Greetings! And why we're here.

Gas prices have more than quadrupled since 2003.

Oil prices just topped $135 a barrel, and show no sign of going much lower.

Gas prices are hovering around an average of $4 a gallon.

...These are just a few of the many facts that paint a bleak picture for people who rely on cars as their primary form of transportation. And prices aren't getting any lower....gas may hit $5 in the near future. In an economy that is already wrought with tighter budgets and less jobs, higher transportation costs will be crippling to most Americans.

So why blog about not having a car in Los Angeles, a sprawling metropolis with one of the biggest car cultures in the United States? Because if it can be done here, then it can be done anywhere in the country. Los Angeles already suffers from a notorious traffic problem, a bus system that isn't exactly prompt, and people aren't even allowed to hail taxis in the city. But we do have the largest and most extensive bus system in the country; we have a fledging subway system with plans for growth; and we have a climate that is optimal for bicyclists.

Bikes galore at USC

I don't own a car, and I've been living in LA a little less than a year. And yes, sometimes I've needed one. But I've taken the bus, and rode my bike. I've used the local car share service, or I've gotten a ride. I am living proof that you can live in Los Angeles without a car! And I'm more than happy to extend my life experiment if it means helping others learn how to save money, time, and the earth.

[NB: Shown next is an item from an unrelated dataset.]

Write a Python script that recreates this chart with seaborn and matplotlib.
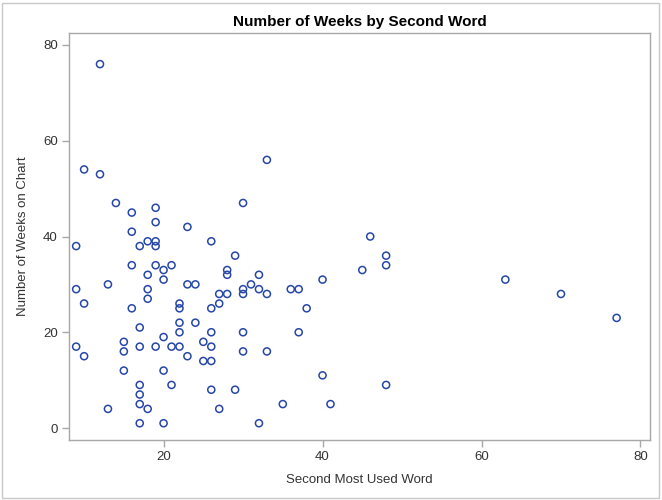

Sooooo...if you are living the experiment as well, or are bike- and bus-friendly, please let me know! I am looking for contributors and would love additional viewpoints.

Disclaimer: This blog is not meant to encourage anyone to give up their cars outright or stop buying cars. Rather, it's meant to be a resource for people living in Los Angeles - and beyond - who are interested in options to an auto-centric lifestyle.